:: What you have to do ::
Exactly the lines from the start of the data below through the line that contains "17, 23, 30.2]" are to be copied, with pictures left out.

□ □ □ □

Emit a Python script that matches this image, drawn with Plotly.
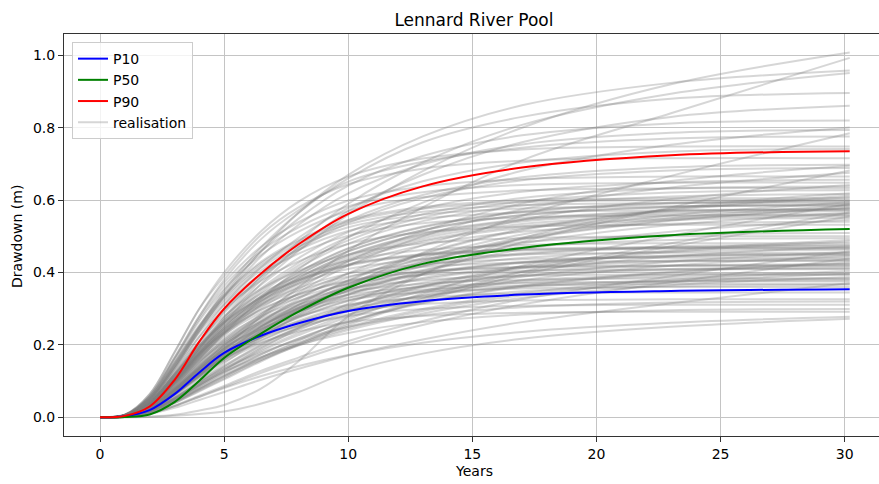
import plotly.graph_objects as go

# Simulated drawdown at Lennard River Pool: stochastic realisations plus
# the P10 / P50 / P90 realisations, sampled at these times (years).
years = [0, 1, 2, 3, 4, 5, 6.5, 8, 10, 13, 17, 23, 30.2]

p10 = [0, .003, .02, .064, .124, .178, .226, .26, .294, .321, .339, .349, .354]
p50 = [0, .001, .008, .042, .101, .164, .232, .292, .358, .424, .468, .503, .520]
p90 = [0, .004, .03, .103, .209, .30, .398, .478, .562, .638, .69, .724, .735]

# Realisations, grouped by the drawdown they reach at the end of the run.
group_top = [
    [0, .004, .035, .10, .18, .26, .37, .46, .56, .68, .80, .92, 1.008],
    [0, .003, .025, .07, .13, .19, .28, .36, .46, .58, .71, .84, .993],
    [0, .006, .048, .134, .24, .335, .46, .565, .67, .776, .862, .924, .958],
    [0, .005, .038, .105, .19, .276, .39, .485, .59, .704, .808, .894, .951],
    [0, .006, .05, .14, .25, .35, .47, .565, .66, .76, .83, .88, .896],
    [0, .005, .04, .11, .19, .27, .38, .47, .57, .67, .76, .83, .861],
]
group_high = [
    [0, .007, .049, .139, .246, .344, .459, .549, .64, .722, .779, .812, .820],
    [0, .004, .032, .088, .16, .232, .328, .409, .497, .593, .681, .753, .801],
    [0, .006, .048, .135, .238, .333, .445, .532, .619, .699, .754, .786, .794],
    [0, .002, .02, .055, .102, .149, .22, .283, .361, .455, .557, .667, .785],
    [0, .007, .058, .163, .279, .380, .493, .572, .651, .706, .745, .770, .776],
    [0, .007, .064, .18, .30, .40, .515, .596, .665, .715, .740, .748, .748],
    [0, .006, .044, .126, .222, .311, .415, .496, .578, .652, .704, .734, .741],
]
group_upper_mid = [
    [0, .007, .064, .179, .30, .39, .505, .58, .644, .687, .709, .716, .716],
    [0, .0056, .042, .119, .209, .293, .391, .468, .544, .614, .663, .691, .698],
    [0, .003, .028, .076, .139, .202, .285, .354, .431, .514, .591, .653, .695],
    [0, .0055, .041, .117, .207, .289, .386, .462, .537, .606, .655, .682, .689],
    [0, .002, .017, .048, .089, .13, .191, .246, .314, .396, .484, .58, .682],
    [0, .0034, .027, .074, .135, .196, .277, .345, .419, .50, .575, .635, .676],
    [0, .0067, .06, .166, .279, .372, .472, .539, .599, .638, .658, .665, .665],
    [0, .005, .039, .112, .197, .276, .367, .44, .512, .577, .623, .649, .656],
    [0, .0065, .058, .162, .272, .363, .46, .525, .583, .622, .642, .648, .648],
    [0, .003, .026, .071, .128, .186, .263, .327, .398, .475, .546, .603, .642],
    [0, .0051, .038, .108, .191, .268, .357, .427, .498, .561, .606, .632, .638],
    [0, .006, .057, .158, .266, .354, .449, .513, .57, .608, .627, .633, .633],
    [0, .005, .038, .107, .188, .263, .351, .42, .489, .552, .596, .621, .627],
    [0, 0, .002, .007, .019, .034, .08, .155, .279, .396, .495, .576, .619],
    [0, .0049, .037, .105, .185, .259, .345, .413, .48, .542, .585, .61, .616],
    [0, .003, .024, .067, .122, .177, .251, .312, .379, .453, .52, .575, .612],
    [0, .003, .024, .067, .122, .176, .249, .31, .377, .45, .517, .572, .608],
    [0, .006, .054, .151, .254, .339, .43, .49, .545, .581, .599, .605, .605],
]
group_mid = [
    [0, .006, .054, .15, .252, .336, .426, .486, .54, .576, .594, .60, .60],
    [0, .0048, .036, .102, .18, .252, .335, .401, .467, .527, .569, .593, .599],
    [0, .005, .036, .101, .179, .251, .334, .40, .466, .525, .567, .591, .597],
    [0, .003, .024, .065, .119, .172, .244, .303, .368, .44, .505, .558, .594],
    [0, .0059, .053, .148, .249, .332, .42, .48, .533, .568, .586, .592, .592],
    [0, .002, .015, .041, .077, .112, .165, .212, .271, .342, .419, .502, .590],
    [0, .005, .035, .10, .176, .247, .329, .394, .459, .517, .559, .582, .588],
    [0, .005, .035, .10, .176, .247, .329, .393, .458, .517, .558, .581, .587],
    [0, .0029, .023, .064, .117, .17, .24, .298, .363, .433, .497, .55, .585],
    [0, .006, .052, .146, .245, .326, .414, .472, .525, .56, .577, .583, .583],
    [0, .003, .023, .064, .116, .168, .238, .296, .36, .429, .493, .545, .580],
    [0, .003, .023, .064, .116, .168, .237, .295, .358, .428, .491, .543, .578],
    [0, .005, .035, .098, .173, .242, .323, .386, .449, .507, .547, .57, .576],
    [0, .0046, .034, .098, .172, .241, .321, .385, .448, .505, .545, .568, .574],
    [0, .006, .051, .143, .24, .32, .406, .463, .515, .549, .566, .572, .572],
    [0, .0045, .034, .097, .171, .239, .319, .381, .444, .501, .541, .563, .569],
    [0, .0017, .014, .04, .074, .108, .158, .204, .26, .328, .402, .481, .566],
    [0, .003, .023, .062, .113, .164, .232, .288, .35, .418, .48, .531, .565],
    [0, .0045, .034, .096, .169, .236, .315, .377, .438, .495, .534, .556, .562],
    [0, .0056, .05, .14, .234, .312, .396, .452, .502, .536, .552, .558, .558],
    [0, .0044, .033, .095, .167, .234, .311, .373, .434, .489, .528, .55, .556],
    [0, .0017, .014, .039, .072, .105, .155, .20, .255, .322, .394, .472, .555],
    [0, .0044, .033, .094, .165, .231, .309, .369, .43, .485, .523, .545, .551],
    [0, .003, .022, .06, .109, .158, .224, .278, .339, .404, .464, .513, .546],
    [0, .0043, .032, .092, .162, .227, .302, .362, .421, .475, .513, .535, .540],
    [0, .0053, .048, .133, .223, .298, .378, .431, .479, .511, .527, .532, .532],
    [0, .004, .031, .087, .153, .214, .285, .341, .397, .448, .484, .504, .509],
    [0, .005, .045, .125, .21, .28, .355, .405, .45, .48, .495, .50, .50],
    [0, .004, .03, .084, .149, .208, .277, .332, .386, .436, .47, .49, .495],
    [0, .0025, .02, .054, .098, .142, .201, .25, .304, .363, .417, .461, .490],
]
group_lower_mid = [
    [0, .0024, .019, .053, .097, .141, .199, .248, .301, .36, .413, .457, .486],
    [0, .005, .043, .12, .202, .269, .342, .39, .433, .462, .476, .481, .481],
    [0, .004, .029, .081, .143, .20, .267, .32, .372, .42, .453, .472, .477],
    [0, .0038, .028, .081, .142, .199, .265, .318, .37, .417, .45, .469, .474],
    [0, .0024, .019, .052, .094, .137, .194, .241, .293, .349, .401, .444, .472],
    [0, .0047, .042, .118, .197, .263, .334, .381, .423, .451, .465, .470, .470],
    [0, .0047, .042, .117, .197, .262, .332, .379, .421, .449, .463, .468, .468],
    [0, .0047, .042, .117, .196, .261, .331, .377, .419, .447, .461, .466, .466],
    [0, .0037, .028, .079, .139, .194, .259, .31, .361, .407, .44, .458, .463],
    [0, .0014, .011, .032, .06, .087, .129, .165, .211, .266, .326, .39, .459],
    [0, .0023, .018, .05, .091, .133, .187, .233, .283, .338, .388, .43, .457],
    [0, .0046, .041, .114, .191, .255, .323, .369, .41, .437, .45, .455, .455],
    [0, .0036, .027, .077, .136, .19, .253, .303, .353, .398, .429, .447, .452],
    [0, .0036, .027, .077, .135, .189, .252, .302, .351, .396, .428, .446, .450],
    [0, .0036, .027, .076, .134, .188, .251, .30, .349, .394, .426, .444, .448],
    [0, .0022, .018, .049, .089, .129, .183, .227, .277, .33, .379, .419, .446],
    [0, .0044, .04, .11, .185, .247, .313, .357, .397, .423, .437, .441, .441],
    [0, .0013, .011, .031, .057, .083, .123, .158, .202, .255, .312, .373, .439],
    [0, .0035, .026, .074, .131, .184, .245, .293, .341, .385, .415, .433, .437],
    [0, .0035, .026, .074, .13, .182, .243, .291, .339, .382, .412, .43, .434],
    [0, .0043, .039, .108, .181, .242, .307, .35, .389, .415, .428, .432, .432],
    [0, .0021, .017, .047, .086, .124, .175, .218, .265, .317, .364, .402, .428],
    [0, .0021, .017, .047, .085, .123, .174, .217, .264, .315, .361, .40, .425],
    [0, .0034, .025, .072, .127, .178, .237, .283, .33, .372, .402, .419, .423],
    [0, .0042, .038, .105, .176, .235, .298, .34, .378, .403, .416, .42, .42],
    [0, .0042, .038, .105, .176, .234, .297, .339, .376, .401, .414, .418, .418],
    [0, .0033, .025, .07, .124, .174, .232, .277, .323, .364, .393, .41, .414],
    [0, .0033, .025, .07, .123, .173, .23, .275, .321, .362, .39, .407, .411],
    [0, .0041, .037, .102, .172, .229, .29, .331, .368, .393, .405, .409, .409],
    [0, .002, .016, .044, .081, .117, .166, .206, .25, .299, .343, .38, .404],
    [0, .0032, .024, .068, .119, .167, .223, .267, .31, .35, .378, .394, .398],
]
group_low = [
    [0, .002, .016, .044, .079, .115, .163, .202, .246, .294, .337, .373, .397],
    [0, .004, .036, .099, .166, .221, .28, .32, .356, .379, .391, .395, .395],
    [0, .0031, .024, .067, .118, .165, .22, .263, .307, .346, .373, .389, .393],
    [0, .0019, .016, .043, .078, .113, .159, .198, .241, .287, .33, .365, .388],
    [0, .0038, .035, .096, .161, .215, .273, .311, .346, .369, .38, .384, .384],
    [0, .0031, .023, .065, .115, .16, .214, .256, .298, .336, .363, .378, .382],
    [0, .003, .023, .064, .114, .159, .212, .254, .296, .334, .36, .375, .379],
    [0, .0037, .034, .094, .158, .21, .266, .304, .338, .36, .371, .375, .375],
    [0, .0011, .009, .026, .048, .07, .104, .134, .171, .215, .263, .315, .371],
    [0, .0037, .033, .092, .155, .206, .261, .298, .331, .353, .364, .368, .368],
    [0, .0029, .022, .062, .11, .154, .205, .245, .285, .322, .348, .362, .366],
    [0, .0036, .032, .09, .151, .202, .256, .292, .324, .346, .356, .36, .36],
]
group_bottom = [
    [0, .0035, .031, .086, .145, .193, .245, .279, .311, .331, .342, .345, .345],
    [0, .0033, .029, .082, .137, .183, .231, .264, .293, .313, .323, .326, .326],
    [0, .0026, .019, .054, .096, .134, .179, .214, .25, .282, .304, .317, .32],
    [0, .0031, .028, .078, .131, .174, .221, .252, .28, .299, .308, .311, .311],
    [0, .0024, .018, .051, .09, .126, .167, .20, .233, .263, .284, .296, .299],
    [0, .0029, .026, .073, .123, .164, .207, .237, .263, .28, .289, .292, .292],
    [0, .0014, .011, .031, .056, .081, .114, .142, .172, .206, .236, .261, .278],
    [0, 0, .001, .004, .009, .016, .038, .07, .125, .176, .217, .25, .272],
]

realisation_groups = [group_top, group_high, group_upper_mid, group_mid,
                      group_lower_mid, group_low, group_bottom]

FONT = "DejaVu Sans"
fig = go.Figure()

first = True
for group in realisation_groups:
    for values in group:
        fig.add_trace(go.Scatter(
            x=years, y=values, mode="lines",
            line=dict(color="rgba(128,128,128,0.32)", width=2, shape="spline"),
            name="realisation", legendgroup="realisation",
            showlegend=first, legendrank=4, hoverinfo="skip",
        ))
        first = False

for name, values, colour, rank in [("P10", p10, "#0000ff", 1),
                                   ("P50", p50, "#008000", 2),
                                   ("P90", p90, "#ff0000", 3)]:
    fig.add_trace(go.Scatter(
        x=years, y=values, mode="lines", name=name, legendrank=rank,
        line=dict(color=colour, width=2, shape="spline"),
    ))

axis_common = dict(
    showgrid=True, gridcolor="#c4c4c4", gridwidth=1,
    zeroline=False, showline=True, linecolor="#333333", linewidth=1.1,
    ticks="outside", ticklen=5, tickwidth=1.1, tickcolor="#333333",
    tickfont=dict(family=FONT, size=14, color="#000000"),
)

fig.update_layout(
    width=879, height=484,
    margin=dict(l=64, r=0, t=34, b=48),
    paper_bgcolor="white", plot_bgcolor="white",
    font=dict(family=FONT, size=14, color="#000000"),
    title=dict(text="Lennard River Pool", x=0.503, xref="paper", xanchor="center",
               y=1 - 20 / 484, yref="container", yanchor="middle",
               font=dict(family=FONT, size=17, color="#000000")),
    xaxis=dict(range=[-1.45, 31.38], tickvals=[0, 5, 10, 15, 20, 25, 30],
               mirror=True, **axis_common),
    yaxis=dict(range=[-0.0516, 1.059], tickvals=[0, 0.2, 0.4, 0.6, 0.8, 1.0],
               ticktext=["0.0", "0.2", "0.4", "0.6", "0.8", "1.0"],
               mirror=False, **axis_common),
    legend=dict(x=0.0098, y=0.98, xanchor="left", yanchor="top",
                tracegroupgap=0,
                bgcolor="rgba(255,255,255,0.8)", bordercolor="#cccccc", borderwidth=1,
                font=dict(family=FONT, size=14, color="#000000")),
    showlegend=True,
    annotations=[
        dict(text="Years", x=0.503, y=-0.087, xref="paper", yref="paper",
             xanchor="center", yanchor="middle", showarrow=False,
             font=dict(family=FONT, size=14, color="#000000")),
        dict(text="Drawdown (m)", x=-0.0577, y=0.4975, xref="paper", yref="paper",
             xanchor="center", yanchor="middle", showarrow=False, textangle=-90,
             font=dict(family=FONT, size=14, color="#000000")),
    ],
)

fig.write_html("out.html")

□ □ □ □

:: Written response ::
Emit a Python script that matches this image, drawn with Plotly.
import plotly.graph_objects as go

# Simulated drawdown at Lennard River Pool: stochastic realisations plus
# the P10 / P50 / P90 realisations, sampled at these times (years).
years = [0, 1, 2, 3, 4, 5, 6.5, 8, 10, 13, 17, 23, 30.2]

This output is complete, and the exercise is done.